Below are two photos of milkweed flowers about to burst. They can be picked now and eaten. Parboil them. I like to make wild tabouli with them. The look and the texture is similar to bulghur wheat, though the taste is lighter and fresher. Add some chopped almonds and dressing of your choice (lemon, vinegar, herbs, mustard.) 



Many of you probably know that milkweed is the favorite food of monarch butterflies. They rely on it to complete one of the most incredible journeys on our planet, migrating to and from pine forests in the mountains of Mexico. To me, the most inspiring aspect of this journey is that they change forms halfway. A butterfly leaves Mexico, flies all the way to Block Island, lays eggs which become a caterpillar, which weaves a chrysalis around itself in which it completely dissolves. When it emerges, it is winged again, ready to fly south to begin the cycle. 

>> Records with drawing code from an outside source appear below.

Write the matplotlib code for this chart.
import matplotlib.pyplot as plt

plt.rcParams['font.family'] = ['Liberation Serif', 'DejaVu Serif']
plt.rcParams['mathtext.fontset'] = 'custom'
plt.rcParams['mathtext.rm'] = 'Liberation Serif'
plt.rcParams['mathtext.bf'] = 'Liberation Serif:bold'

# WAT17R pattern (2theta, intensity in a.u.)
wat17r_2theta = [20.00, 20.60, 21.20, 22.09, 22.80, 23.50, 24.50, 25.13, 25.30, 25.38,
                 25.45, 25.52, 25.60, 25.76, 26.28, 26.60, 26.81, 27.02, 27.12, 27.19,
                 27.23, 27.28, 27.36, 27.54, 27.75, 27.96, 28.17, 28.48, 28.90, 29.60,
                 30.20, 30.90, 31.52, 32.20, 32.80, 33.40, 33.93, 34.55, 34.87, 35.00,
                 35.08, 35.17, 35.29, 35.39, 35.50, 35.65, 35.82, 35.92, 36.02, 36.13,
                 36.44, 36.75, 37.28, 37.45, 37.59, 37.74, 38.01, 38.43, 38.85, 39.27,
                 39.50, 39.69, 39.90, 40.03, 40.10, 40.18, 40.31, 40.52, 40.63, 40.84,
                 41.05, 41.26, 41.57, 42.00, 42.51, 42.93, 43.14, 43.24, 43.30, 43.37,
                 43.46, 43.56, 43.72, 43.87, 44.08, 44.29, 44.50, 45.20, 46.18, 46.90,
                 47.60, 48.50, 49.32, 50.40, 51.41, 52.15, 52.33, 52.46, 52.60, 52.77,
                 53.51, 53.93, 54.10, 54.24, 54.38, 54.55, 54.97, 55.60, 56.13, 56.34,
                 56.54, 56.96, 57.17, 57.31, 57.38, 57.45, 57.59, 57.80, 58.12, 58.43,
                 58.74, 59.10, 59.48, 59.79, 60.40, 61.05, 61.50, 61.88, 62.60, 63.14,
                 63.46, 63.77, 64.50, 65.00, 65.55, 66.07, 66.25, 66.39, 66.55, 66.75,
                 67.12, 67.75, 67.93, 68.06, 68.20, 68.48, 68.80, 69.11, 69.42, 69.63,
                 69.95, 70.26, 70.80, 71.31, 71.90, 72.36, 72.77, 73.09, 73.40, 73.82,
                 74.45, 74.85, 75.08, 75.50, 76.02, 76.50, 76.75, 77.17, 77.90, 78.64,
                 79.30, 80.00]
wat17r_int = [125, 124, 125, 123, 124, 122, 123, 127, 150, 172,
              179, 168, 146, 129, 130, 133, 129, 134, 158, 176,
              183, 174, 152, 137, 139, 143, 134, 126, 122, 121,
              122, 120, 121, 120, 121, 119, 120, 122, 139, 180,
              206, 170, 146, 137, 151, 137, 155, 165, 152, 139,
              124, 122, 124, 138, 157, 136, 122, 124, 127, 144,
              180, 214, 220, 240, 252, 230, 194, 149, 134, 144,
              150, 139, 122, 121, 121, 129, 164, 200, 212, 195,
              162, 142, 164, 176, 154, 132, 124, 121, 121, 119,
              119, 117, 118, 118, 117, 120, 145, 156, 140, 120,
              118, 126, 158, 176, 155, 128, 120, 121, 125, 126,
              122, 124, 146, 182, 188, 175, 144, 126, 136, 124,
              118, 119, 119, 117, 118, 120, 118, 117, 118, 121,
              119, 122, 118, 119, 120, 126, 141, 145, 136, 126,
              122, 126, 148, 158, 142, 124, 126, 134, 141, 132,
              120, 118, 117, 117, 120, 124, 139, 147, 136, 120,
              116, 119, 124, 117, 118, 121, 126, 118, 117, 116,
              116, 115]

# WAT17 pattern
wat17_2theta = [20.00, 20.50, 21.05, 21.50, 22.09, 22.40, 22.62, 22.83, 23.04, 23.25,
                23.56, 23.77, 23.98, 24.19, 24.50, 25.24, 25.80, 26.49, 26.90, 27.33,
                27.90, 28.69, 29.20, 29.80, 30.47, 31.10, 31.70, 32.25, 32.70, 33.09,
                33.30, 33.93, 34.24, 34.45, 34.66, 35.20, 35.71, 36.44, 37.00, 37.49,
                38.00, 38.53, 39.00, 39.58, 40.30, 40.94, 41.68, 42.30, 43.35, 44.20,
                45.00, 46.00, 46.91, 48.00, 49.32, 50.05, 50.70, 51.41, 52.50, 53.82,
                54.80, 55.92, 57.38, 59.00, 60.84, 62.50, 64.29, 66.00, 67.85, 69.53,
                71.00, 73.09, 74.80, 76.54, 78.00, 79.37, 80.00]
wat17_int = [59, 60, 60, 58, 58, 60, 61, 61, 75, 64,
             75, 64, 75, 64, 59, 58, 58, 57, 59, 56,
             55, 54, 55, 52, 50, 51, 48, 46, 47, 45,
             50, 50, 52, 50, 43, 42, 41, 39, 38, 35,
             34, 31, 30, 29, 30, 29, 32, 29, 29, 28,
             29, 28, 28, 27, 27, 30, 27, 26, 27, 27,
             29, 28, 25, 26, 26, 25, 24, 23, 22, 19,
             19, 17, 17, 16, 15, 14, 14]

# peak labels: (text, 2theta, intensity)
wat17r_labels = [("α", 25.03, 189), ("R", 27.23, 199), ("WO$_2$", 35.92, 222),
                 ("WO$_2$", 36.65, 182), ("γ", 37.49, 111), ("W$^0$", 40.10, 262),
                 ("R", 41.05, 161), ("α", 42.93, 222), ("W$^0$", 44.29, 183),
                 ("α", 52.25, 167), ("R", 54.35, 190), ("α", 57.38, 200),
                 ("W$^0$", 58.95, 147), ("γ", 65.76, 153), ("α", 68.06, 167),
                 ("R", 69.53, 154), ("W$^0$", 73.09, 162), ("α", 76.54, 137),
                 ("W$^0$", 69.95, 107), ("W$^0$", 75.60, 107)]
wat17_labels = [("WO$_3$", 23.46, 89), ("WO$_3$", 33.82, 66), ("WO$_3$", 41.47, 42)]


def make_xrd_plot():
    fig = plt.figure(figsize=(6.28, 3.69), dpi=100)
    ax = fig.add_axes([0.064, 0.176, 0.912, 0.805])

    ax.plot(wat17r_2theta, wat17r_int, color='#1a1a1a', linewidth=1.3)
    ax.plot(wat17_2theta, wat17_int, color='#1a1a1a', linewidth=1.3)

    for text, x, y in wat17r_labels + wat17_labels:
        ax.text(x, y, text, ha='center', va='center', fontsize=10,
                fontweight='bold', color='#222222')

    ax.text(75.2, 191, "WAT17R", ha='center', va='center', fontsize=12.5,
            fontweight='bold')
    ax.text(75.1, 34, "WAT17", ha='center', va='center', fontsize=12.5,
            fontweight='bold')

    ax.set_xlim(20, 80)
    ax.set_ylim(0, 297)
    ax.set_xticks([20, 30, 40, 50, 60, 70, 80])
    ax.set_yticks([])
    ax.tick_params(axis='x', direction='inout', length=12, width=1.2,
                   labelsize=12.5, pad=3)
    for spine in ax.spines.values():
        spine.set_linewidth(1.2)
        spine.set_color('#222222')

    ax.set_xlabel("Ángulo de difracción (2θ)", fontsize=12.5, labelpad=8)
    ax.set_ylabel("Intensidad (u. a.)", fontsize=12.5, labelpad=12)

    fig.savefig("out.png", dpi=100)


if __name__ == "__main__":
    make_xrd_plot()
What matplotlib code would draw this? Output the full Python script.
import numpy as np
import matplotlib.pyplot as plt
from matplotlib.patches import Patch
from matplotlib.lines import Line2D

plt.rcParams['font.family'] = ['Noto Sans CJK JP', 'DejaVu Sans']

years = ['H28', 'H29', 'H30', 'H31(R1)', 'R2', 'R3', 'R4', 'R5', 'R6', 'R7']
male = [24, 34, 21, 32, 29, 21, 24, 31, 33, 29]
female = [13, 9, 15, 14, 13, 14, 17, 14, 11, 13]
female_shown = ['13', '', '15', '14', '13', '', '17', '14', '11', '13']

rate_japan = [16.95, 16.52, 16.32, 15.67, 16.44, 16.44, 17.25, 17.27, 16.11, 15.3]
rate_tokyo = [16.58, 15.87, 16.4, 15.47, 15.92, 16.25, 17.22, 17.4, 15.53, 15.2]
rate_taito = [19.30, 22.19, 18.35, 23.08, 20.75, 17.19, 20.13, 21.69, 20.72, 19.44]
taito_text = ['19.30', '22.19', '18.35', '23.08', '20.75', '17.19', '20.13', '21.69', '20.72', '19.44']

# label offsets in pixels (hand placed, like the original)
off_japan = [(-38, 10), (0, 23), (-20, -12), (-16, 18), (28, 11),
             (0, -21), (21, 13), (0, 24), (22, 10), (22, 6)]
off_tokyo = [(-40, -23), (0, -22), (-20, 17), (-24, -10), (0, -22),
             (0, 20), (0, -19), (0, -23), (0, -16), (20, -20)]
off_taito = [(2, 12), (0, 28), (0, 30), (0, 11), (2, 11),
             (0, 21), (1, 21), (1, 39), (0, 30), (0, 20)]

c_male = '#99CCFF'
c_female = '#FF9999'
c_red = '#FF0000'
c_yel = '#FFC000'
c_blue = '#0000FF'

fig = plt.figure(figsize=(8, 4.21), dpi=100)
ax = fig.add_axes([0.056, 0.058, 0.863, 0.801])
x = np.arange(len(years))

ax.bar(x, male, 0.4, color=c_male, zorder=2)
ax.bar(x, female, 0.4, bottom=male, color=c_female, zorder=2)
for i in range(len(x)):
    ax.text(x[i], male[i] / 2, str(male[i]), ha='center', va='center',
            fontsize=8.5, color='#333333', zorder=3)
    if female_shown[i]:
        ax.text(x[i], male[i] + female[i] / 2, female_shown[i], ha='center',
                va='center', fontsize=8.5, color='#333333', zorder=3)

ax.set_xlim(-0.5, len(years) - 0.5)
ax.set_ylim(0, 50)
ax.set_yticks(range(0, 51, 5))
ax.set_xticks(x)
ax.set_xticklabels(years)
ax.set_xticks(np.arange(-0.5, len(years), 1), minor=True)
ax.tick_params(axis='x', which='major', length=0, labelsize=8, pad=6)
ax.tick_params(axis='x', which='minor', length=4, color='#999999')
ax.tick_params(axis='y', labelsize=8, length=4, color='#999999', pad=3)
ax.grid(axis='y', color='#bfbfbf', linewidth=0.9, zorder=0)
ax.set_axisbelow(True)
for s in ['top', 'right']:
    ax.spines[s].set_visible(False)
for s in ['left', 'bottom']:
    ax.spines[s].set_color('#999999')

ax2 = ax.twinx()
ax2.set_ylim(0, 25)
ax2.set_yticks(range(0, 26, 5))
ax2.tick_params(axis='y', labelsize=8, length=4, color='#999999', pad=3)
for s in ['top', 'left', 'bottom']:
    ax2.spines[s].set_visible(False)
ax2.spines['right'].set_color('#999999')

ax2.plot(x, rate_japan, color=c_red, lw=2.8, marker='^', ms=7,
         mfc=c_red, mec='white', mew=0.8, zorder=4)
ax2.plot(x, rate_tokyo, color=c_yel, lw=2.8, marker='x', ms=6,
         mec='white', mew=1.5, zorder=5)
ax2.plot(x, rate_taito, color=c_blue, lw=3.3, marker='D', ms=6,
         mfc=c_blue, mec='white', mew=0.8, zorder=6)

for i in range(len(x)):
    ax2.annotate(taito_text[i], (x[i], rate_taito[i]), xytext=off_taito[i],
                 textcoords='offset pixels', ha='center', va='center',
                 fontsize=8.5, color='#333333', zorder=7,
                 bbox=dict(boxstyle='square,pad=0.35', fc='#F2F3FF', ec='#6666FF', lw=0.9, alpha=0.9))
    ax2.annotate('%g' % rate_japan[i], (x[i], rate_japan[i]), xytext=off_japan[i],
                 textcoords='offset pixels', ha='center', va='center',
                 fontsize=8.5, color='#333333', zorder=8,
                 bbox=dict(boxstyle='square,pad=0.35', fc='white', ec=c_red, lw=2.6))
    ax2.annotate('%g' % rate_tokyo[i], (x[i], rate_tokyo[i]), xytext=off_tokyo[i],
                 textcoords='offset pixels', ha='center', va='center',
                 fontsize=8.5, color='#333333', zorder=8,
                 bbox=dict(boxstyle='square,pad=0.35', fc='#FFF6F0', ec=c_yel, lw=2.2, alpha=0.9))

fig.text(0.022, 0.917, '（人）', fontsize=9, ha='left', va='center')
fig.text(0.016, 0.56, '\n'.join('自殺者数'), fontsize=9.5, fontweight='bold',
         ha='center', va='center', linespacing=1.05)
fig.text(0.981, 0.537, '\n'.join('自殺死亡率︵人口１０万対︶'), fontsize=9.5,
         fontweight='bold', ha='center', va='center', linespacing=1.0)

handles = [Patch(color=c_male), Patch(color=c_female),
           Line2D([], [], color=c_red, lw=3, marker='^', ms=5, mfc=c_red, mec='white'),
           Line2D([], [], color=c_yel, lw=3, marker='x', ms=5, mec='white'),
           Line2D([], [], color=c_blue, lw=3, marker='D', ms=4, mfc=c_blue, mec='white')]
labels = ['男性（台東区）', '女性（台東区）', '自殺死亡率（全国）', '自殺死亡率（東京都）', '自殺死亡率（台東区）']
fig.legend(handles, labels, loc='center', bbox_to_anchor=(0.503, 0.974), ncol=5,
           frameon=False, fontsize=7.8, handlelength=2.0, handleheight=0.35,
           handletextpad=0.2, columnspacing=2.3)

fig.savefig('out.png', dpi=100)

We are at a time on our planet in which many cycles are coming to an end as the result of human action. I feel immense sadness when I think that maybe one day butterflies will not appear over the bluffs and come to feed on flowers in the island's fields. I am also coming to trust that there are larger cycles that I can't see. The butterfly is a symbol of psyche, the soul. Could it be we, like the caterpillar, are dissolving into something we don't recognize yet, something light as breath under wings, translucent and shining with the knowledge of our own beauty? That is my wish for us all.